┌─ Supplied records

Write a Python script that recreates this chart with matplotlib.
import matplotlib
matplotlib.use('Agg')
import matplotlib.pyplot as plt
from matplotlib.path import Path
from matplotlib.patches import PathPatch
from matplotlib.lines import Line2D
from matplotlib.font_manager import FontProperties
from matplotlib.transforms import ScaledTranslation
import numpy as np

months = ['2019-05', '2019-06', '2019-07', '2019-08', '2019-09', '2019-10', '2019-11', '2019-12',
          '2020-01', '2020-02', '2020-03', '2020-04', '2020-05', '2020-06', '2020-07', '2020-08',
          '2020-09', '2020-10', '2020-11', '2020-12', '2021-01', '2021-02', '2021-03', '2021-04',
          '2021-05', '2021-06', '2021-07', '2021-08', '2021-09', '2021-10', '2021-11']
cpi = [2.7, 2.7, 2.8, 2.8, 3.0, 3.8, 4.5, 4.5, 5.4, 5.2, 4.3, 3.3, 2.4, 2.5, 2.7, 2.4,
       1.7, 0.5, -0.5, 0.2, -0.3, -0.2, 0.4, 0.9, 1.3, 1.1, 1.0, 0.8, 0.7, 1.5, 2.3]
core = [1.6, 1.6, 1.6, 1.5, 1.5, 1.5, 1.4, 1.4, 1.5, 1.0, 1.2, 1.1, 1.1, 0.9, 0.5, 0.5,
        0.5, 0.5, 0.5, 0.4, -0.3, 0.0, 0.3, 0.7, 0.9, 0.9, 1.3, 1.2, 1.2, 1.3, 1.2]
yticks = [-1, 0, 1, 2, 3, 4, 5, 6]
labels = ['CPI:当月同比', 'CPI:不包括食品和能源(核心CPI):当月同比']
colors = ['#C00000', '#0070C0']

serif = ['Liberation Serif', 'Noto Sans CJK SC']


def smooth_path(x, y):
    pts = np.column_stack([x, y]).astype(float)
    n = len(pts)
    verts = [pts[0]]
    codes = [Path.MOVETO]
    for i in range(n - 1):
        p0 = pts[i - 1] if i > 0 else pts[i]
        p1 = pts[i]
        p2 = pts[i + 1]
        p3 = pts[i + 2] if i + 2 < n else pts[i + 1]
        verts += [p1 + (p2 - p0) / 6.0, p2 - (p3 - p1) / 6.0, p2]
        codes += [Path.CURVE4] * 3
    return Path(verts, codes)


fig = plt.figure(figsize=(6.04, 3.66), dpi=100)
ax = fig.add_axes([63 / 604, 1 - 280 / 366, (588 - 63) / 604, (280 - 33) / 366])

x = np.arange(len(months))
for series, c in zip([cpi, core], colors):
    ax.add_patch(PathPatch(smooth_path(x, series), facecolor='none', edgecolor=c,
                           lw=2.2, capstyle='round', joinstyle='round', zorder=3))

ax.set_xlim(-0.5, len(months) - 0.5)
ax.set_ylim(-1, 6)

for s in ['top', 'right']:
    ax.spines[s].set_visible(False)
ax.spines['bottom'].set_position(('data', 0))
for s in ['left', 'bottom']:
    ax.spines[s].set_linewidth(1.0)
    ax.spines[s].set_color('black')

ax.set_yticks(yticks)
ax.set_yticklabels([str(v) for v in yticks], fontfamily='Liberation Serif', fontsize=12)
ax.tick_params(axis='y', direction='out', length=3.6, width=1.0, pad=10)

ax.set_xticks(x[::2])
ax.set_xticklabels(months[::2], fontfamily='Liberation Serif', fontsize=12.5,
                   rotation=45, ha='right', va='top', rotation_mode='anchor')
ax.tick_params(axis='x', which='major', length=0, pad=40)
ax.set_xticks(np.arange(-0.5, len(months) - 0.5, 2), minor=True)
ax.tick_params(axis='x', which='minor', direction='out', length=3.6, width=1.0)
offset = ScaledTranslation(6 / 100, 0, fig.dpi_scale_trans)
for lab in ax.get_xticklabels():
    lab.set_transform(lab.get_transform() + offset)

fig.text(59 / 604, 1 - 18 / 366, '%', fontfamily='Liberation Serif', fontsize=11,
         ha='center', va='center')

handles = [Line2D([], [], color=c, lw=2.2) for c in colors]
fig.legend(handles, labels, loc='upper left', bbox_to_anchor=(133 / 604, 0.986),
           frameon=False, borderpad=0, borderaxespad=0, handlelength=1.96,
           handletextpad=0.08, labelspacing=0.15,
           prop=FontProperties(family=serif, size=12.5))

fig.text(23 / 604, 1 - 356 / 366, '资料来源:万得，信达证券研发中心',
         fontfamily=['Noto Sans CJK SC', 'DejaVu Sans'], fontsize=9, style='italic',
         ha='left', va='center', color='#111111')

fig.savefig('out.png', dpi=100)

└─
┌─ Supplied records

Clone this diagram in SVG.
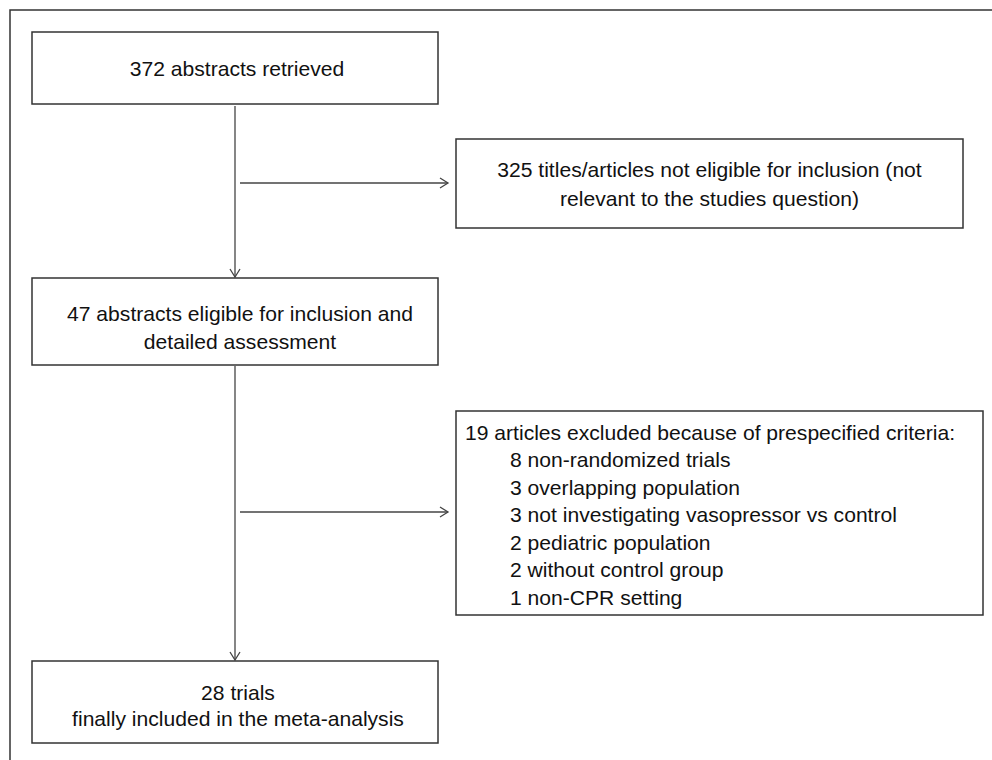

└─
┌─ Supplied records

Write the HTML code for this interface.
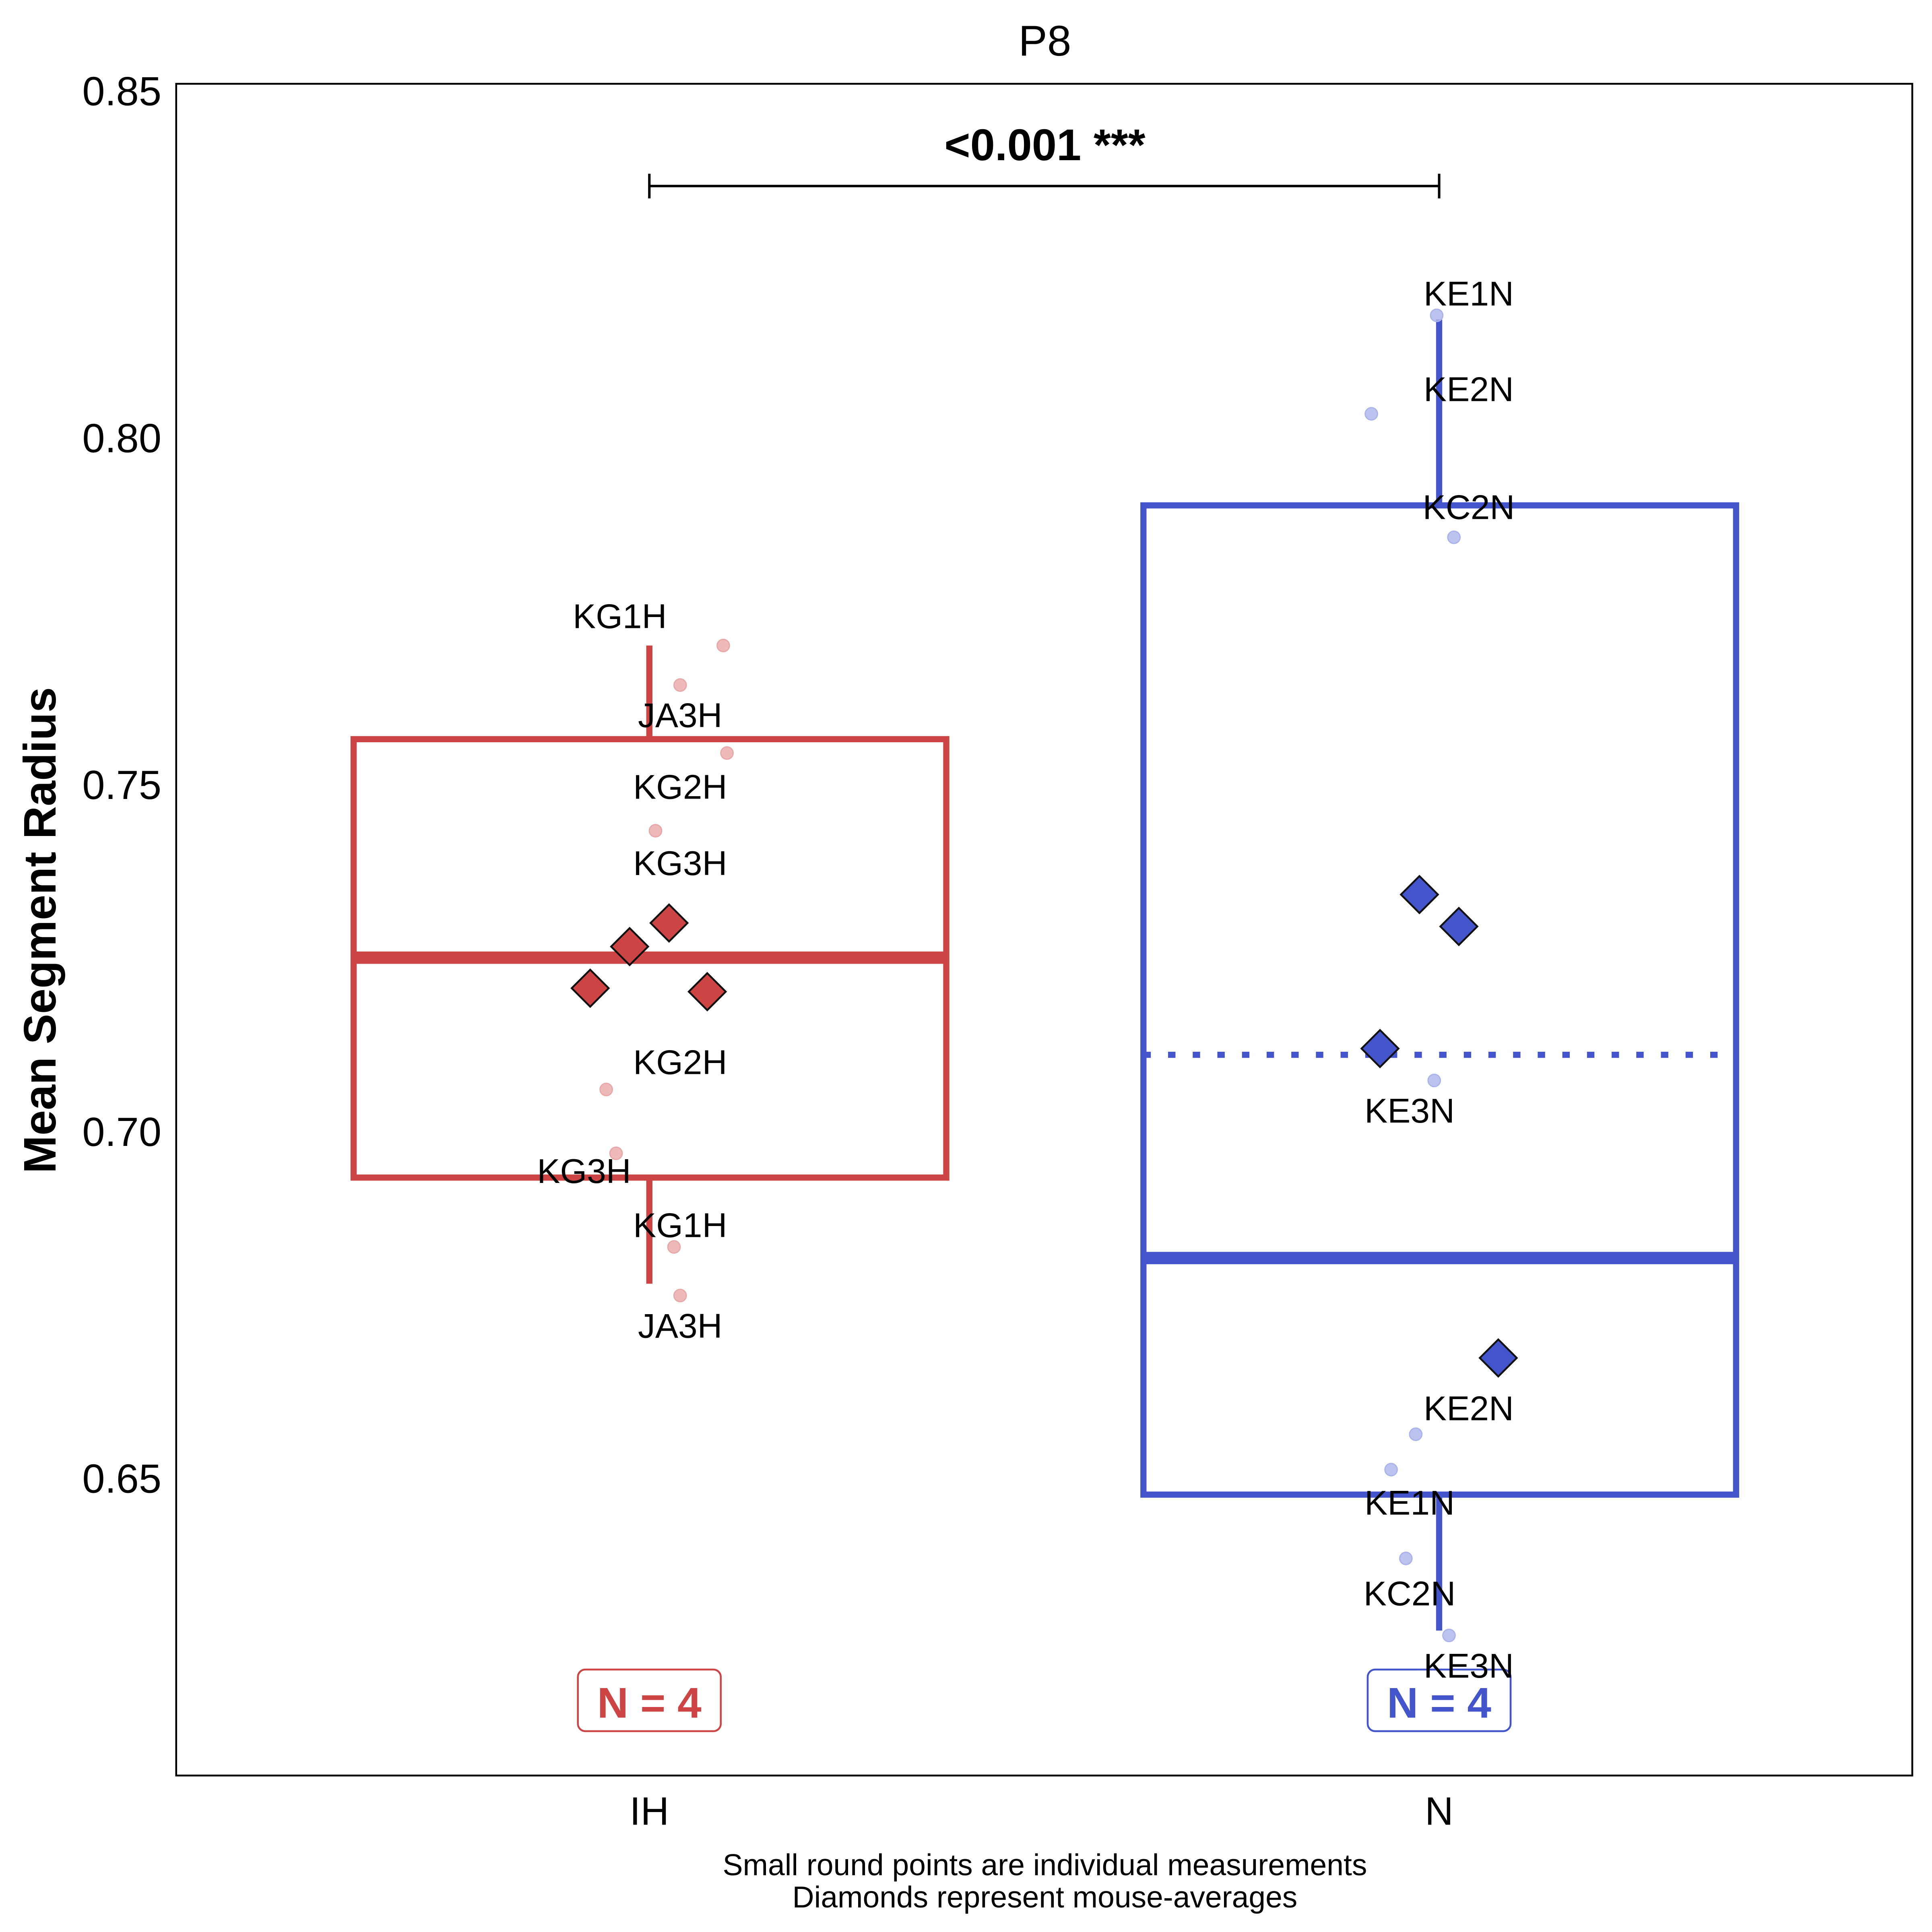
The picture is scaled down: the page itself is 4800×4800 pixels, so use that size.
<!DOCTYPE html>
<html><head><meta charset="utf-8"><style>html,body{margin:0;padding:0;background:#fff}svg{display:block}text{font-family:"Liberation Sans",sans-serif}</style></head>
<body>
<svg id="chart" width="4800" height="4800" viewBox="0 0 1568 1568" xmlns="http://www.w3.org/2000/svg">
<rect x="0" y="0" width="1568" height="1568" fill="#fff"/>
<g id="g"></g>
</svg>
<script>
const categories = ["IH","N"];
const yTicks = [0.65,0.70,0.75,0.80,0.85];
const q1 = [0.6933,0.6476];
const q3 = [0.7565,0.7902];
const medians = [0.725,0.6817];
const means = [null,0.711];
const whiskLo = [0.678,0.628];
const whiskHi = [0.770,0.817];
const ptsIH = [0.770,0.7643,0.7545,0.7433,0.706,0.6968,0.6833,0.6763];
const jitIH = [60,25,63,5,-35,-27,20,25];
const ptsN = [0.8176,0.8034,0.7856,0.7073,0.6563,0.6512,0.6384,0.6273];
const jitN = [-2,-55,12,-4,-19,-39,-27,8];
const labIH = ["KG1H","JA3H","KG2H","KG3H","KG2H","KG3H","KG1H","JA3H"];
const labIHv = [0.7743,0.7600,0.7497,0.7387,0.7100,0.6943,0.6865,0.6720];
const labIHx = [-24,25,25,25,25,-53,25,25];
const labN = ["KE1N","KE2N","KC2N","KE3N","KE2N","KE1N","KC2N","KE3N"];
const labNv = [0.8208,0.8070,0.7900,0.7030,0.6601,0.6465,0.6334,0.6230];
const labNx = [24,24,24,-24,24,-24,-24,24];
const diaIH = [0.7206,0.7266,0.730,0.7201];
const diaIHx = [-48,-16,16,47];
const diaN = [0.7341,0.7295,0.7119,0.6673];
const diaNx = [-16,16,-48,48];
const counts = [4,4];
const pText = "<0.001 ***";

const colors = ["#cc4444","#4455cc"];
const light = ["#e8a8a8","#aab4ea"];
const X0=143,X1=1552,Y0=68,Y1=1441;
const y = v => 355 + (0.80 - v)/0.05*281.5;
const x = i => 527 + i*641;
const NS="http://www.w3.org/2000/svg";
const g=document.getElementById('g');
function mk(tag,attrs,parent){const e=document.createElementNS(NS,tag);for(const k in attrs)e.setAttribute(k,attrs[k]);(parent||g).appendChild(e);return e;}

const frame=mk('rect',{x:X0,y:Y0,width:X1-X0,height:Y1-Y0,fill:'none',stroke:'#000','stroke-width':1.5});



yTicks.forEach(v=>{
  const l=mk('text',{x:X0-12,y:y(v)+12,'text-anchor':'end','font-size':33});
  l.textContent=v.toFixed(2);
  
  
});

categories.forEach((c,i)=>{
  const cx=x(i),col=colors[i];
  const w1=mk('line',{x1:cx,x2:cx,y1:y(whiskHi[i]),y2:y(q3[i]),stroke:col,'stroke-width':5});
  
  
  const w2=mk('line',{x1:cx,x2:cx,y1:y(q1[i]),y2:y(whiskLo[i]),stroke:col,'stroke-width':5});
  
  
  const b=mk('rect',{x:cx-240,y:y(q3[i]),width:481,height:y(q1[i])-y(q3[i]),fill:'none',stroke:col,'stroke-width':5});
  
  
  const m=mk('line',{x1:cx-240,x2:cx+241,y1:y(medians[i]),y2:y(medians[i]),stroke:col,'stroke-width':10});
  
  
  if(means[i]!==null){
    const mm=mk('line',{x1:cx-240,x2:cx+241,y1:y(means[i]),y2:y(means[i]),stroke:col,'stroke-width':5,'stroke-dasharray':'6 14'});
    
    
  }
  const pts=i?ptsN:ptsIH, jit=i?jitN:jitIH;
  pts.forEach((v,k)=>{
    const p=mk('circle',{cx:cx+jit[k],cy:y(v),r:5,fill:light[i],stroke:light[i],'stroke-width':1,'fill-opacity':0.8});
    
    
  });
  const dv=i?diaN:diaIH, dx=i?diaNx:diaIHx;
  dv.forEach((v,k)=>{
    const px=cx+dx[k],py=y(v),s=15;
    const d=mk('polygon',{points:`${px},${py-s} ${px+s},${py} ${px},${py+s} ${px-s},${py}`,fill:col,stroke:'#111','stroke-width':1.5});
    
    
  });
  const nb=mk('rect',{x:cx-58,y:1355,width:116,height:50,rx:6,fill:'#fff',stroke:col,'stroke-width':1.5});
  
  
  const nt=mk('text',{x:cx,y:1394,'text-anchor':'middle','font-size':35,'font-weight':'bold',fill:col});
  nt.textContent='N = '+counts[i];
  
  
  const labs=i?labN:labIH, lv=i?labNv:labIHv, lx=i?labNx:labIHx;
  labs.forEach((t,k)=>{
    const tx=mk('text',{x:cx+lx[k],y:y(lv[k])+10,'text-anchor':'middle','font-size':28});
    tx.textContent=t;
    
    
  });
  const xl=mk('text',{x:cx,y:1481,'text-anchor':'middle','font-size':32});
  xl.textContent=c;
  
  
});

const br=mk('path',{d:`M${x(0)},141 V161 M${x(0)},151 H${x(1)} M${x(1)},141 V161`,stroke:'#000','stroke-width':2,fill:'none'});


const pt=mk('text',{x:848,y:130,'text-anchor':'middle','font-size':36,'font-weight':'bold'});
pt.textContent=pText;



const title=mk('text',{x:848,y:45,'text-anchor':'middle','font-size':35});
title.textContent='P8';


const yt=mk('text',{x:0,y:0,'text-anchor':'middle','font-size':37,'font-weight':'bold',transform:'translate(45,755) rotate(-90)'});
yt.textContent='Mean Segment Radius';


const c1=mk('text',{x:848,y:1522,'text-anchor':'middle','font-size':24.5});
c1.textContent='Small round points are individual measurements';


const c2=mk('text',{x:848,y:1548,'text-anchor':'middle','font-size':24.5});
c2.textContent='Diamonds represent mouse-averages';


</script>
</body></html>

└─

--- Aim of the task ---
Scan the material line by line and report each one that contains "script".

--- Written answer ---
Write a Python script that recreates this chart with matplotlib.
<script>
</script>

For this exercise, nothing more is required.